"""

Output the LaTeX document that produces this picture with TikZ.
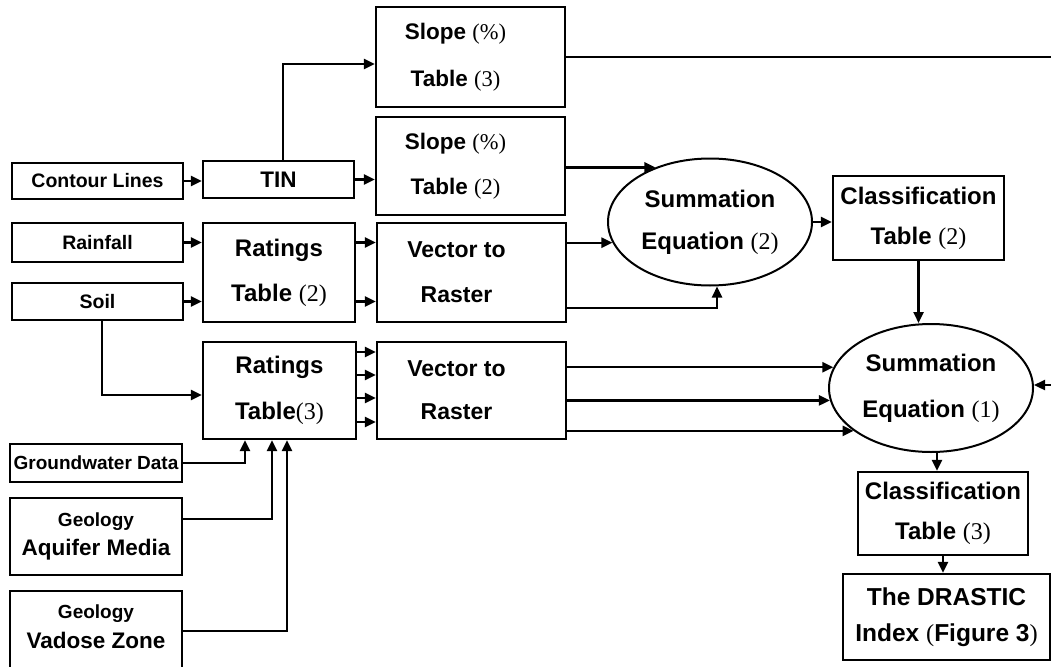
\documentclass[tikz,border=0pt]{standalone}
\usepackage{fontspec}
\setmainfont{Liberation Sans}
\newfontfamily\serifnum{Liberation Serif}
\usetikzlibrary{arrows.meta,shapes.geometric}

% numbers and symbols in parentheses are set in a serif face
\newcommand\pn[1]{{\serifnum\mdseries #1}}
\newcommand\fsz[2]{\fontsize{#1}{#2}\selectfont\bfseries}
% pushes a centred line a little to the left
\newcommand\lpad{\hspace*{30pt}}

\tikzset{
  box/.style={draw, line width=2.4pt, rectangle, inner sep=0pt, align=center},
  oval/.style={draw, line width=2pt, ellipse, inner sep=0pt, align=center},
  link/.style={line width=2.4pt, -{Triangle[length=11pt,width=10pt]}},
  plain/.style={line width=2.4pt},
}

\begin{document}
\begin{tikzpicture}[x=1pt,y=-1pt]
\useasboundingbox (0,0) rectangle (1051,666);
\clip (0,0) rectangle (1051,666);
\fill[white] (0,0) rectangle (1051,666);

% ---- input layers
\node[box, minimum width=171pt, minimum height=36pt, font=\fsz{19.5}{22}] (contour) at (97.5,181) {Contour Lines};
\node[box, minimum width=171pt, minimum height=39pt, font=\fsz{19.5}{22}] (rain) at (97.5,242.5) {Rainfall};
\node[box, minimum width=171pt, minimum height=37pt, font=\fsz{19.5}{22}] (soil) at (97.5,301.5) {Soil};
\node[box, minimum width=172pt, minimum height=38pt, font=\fsz{19}{22}] (gw) at (96,463) {Groundwater Data};
\node[box, minimum width=172pt, minimum height=77pt, font=\bfseries] (aq) at (96,536.5)
  {\fsz{19}{22}Geology\\[8pt]\fsz{22.5}{28}Aquifer Media};
\node[minimum width=172pt, minimum height=72pt, inner sep=0pt, align=center, font=\bfseries] (vad) at (96,627)
  {\fsz{19}{22}Geology\\[9pt]\fsz{22.5}{28}Vadose Zone};
\draw[plain] ([yshift=-40pt]vad.south west) |- (vad.north east) -- ([yshift=-40pt]vad.south east);

% ---- processing steps
\node[box, minimum width=151pt, minimum height=37pt, font=\fsz{22.5}{26}] (tin) at (278.5,179.5) {TIN};
\node[box, minimum width=189pt, minimum height=100pt, font=\fsz{22.5}{47}] (slope3) at (470.5,57)
  {Slope \pn{(\%)}\lpad\\Table \pn{(3)}\lpad};
\node[box, minimum width=189pt, minimum height=98pt, font=\fsz{22.5}{45}] (slope2) at (470.5,166)
  {Slope \pn{(\%)}\lpad\\Table \pn{(2)}\lpad};
\node[box, minimum width=152pt, minimum height=99pt, font=\fsz{24}{45}] (rat2) at (279,272.5)
  {Ratings\\Table \pn{(2)}};
\node[box, minimum width=189pt, minimum height=99pt, font=\fsz{23}{45}] (vec2) at (471.5,272.5)
  {Vector to\lpad\\Raster\lpad};
\node[box, minimum width=153pt, minimum height=97pt, font=\fsz{24}{46}] (rat3) at (279.5,390.5)
  {Ratings\\Table\pn{(3)}};
\node[box, minimum width=189pt, minimum height=97pt, font=\fsz{23}{43}] (vec3) at (471.5,390.5)
  {Vector to\lpad\\Raster\lpad};

% ---- combination and classification
\node[oval, minimum width=204pt, minimum height=127pt, font=\fsz{24}{42}] (sum2) at (710,222)
  {Summation\\Equation \pn{(2)}};
\node[box, minimum width=171pt, minimum height=84pt, font=\fsz{24}{40}] (cls2) at (918.5,218)
  {Classification\\Table \pn{(2)}};
\node[oval, minimum width=204pt, minimum height=128pt, font=\fsz{24}{46}] (sum1) at (931,388)
  {Summation\\Equation \pn{(1)}};
\node[box, minimum width=170pt, minimum height=83pt, font=\fsz{24}{40}] (cls3) at (943,513.5)
  {Classification\\Table \pn{(3)}};
\node[box, minimum width=207pt, minimum height=86pt, font=\fsz{24.5}{36}] (drastic) at (946.5,617)
  {The DRASTIC\\Index \pn{(}Figure 3\pn{)}};

\coordinate (exitA) at (1060,57);
\coordinate (exitB) at (1060,385);

% ---- connectors
\draw[link] (contour.east) -- (contour.east -| tin.west);
\draw[link] ([xshift=4.5pt]tin.north) |- ([yshift=-7pt]slope3.west);
\draw[link] (tin.east) -- (tin.east -| slope2.west);
\draw[plain] (slope3.east) -- (exitA);
\draw[link] (slope2.east |- sum2.135) -- (sum2.135);

\draw[link] (rain.east) -- (rain.east -| rat2.west);
\draw[link] (soil.east) -- (soil.east -| rat2.west);
\draw[link] (rat2.east |- rain.east) -- (vec2.west |- rain.east);
\draw[link] (rat2.east |- soil.east) -- (vec2.west |- soil.east);
\draw[link] (vec2.east |- sum2.192) -- (sum2.192);
\draw[link] ([yshift=-35.5pt]vec2.east) -| ([xshift=7pt]sum2.south);

\draw[link] (sum2.east) -- (sum2.east -| cls2.west);
\draw[link] (cls2.south) -- (cls2.south |- sum1.north);
\draw[link] (exitB) -- (exitB -| sum1.east);

\draw[link] ([xshift=4.5pt]soil.south) |- ([yshift=-4.5pt]rat3.west);
\foreach \dy in {38.5,15.5,-7.5,-31.5}
  \draw[link] ([yshift=\dy pt]rat3.east) -- ([yshift=\dy pt]vec3.west);
\foreach \a in {168,187,209}
  \draw[link] (vec3.east |- sum1.\a) -- (sum1.\a);

\draw[link] (gw.east) -| ([xshift=-34.5pt]rat3.south);
\draw[link] ([yshift=17.5pt]aq.east) -| ([xshift=-7.5pt]rat3.south);
\draw[link] ([yshift=-4pt]vad.east) -| ([xshift=7.5pt]rat3.south);

\draw[link] ([xshift=6pt]sum1.south) -- ([xshift=6pt]sum1.south |- cls3.north);
\draw[link] (cls3.south) -- (cls3.south |- drastic.north);
\end{tikzpicture}
\end{document}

"""

Your task ::
Repeat only what lies between the start of the data and the end of the line containing "-- ([yshift=-40pt]vad.south east);", exactly, with pictures left out.

Full output ::
Output the LaTeX document that produces this picture with TikZ.
\documentclass[tikz,border=0pt]{standalone}
\usepackage{fontspec}
\setmainfont{Liberation Sans}
\newfontfamily\serifnum{Liberation Serif}
\usetikzlibrary{arrows.meta,shapes.geometric}

% numbers and symbols in parentheses are set in a serif face
\newcommand\pn[1]{{\serifnum\mdseries #1}}
\newcommand\fsz[2]{\fontsize{#1}{#2}\selectfont\bfseries}
% pushes a centred line a little to the left
\newcommand\lpad{\hspace*{30pt}}

\tikzset{
  box/.style={draw, line width=2.4pt, rectangle, inner sep=0pt, align=center},
  oval/.style={draw, line width=2pt, ellipse, inner sep=0pt, align=center},
  link/.style={line width=2.4pt, -{Triangle[length=11pt,width=10pt]}},
  plain/.style={line width=2.4pt},
}

\begin{document}
\begin{tikzpicture}[x=1pt,y=-1pt]
\useasboundingbox (0,0) rectangle (1051,666);
\clip (0,0) rectangle (1051,666);
\fill[white] (0,0) rectangle (1051,666);

% ---- input layers
\node[box, minimum width=171pt, minimum height=36pt, font=\fsz{19.5}{22}] (contour) at (97.5,181) {Contour Lines};
\node[box, minimum width=171pt, minimum height=39pt, font=\fsz{19.5}{22}] (rain) at (97.5,242.5) {Rainfall};
\node[box, minimum width=171pt, minimum height=37pt, font=\fsz{19.5}{22}] (soil) at (97.5,301.5) {Soil};
\node[box, minimum width=172pt, minimum height=38pt, font=\fsz{19}{22}] (gw) at (96,463) {Groundwater Data};
\node[box, minimum width=172pt, minimum height=77pt, font=\bfseries] (aq) at (96,536.5)
  {\fsz{19}{22}Geology\\[8pt]\fsz{22.5}{28}Aquifer Media};
\node[minimum width=172pt, minimum height=72pt, inner sep=0pt, align=center, font=\bfseries] (vad) at (96,627)
  {\fsz{19}{22}Geology\\[9pt]\fsz{22.5}{28}Vadose Zone};
\draw[plain] ([yshift=-40pt]vad.south west) |- (vad.north east) -- ([yshift=-40pt]vad.south east);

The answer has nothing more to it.